Chloé Schmitt (Les affreux, Albin
Michel) : « L'accident, on
l'attend toujours de derrière, d’autre chose, on se méfie jamais trop de
soi-même. » Enrique Vila-Matas (Air
de Dylan, Christian Bourgois) : « Certains
entrent dans le théâtre de la vie très tard, mais quand ils le font, c’est
apparemment sans brides et ils vont directement jusqu’au bout de la pièce. »
Sur le ton de l’évidence, Florian Zeller (La
jouissance, Gallimard) : « L’histoire
commence là où toutes les histoires devraient finir : dans un lit. »

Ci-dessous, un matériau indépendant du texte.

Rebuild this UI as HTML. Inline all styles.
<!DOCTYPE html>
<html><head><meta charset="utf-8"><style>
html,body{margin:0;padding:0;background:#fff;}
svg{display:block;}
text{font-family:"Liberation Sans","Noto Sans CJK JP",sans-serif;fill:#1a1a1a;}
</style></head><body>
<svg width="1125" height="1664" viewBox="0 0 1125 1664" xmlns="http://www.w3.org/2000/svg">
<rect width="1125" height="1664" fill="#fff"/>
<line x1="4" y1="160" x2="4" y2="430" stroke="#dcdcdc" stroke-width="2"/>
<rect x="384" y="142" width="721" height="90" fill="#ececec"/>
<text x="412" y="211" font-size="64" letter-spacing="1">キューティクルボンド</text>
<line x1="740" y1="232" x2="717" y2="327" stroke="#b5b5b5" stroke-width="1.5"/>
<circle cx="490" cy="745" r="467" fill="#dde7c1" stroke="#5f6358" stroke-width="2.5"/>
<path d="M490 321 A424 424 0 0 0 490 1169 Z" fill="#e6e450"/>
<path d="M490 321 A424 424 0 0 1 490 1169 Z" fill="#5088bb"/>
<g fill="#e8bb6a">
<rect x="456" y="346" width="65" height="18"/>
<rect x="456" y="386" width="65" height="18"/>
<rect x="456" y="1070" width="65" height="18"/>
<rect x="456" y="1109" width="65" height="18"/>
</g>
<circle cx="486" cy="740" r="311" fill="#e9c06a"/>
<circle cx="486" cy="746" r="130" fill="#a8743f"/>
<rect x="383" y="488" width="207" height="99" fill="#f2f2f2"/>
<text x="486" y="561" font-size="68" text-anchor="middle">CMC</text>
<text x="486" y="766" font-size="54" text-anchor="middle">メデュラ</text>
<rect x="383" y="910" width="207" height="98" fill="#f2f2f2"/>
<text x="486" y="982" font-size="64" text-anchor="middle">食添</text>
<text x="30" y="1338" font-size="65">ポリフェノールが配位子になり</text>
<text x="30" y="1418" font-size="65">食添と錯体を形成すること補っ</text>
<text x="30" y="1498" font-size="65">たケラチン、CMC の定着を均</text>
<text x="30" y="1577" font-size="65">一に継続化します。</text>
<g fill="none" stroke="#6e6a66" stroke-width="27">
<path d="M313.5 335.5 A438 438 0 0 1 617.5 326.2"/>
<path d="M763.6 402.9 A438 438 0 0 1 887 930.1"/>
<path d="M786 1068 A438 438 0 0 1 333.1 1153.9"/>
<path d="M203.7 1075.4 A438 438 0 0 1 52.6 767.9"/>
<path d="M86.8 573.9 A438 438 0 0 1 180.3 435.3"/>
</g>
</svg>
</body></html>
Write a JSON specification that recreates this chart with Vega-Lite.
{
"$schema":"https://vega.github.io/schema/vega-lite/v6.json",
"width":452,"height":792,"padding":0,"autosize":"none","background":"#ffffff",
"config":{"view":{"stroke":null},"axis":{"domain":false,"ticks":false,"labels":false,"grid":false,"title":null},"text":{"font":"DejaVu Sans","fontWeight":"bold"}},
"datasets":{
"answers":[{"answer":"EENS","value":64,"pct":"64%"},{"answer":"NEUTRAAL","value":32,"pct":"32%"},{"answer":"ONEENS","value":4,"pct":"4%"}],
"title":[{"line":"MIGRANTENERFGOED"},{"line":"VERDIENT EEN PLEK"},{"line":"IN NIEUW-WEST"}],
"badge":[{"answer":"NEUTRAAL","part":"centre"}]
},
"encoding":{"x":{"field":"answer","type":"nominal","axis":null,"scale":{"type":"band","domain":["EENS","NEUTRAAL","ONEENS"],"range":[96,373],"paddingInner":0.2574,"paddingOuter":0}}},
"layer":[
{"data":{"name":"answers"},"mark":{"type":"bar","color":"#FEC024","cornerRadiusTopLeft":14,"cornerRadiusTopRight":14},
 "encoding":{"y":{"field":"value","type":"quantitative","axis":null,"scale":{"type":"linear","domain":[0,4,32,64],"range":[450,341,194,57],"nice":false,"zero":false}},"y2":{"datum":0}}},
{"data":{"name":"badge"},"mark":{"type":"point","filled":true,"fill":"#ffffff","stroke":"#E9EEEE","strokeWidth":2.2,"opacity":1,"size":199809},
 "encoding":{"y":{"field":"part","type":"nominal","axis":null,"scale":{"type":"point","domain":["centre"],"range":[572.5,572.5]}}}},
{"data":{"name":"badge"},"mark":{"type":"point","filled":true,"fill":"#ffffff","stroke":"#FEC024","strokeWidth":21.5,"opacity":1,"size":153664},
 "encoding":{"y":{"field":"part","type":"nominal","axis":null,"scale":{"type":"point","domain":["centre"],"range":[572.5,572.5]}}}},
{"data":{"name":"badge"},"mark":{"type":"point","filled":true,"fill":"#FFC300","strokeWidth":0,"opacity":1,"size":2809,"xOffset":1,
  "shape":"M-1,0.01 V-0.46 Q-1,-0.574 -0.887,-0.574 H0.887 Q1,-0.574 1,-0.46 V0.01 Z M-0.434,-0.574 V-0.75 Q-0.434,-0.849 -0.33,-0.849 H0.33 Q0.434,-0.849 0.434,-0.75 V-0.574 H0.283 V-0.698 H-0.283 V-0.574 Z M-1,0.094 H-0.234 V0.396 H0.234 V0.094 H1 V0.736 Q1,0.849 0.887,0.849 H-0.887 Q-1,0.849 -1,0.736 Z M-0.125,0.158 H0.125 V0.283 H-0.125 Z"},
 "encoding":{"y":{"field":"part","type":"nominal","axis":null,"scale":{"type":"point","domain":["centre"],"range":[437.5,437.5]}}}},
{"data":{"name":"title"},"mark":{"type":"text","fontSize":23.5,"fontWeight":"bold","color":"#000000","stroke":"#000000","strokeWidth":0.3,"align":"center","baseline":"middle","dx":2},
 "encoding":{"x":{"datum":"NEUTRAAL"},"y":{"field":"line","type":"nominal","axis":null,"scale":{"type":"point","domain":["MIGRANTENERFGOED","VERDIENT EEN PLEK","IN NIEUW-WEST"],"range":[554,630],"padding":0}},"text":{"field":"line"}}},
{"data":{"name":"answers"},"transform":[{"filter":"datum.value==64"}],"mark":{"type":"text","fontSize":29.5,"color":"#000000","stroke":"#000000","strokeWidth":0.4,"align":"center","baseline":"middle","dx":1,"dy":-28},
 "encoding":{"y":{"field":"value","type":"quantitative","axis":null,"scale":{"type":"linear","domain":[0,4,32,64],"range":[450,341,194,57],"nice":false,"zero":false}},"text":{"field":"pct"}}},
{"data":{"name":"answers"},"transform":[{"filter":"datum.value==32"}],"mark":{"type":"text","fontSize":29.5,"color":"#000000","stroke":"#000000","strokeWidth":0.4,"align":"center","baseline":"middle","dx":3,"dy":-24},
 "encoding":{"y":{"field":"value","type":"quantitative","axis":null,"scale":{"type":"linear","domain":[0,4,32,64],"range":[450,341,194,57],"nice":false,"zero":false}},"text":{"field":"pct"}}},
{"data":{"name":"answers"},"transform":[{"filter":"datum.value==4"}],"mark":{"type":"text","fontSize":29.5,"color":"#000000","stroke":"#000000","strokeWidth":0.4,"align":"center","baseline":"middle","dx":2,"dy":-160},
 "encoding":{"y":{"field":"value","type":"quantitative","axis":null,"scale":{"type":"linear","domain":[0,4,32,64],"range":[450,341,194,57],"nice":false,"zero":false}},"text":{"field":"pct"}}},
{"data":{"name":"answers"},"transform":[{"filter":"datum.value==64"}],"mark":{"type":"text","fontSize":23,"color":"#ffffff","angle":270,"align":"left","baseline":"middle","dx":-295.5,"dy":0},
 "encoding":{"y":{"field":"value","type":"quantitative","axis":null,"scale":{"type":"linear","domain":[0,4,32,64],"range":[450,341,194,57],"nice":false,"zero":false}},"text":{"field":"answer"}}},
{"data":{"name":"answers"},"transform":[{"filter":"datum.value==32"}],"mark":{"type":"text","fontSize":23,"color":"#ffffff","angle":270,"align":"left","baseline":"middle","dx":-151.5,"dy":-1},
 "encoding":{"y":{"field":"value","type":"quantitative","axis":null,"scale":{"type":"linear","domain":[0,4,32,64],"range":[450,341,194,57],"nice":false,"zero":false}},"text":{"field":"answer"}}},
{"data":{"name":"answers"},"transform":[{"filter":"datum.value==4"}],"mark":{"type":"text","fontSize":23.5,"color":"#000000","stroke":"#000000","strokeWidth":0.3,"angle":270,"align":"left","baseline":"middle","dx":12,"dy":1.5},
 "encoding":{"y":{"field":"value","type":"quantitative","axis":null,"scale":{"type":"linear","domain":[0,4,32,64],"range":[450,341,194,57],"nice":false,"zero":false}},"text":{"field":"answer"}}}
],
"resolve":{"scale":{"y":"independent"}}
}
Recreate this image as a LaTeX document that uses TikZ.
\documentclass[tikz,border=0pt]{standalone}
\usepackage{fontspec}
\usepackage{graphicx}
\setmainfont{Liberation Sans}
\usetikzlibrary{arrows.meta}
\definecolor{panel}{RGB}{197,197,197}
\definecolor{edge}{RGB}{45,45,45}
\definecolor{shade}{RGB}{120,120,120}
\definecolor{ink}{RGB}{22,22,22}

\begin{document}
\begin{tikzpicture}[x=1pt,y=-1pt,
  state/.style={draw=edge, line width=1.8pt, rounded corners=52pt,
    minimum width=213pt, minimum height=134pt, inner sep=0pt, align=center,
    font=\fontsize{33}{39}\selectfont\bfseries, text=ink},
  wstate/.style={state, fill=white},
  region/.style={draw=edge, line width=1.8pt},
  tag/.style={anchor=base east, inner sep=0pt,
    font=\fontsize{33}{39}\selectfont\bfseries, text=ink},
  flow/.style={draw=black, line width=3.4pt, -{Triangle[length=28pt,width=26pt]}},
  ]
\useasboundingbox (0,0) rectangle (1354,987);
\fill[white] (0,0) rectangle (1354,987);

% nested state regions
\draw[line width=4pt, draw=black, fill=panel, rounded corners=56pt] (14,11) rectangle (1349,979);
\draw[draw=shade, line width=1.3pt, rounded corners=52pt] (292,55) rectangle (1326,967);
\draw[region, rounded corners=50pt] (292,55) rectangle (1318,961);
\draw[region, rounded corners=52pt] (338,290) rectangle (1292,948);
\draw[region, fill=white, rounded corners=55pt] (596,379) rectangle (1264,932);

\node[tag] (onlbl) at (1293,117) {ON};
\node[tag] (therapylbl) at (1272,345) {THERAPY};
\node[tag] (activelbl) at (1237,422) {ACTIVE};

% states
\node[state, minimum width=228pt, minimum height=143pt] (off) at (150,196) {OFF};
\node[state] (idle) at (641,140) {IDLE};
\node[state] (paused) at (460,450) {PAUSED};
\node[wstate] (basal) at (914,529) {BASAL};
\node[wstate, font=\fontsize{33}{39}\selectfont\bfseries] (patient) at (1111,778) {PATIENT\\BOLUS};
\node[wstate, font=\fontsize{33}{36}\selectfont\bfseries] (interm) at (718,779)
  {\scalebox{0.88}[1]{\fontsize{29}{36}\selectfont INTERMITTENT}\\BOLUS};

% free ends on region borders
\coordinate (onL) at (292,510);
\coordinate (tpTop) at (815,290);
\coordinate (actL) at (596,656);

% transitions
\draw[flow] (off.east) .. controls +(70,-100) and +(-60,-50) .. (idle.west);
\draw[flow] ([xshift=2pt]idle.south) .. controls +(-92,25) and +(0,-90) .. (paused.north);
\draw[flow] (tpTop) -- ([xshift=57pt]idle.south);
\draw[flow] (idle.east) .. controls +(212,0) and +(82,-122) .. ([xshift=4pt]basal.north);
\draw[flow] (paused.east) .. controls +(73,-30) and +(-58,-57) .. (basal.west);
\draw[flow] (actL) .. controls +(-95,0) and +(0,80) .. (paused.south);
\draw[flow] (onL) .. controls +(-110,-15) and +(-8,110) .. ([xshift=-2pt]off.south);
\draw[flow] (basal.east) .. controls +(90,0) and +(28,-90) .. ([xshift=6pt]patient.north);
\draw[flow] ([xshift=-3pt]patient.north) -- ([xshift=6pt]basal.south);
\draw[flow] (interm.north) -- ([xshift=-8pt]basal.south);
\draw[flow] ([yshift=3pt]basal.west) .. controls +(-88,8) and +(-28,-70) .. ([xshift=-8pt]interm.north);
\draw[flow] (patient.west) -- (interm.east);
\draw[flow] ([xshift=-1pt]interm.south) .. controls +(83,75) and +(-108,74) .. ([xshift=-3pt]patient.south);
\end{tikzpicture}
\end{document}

C'est un geste pour Manu Causse
(L’eau des rêves, Luce
Wilquin) : « Campé sur ses
jambes, penché en avant, l’homme lance sa faux. » Et pour Caroline De
Mulder (Nous les bêtes traquées,
Champ Vallon) : « Il s’est mis
à jeter de plus belle. » Pour José-Luis Peixoto (Livro, Grasset) : « La
mère posa le livre entre les mains de son fils. » Pour Françoise
Pirart (Sans nul espoir de vous revoir,
Luce Wilquin) : « Il ouvrit la
fenêtre et huma l’air frais d’avril. » Olivier Truc (Le dernier Lapon, Métailié) : « Aslak trébucha. » Patrick
Deville (Peste & Choléra,
Seuil) : « La vieille main
tavelée au pouce fendu écarte un voilage de pongé. »
P.S. Ceci est la version longue d'un article paru hier dans Le Soir.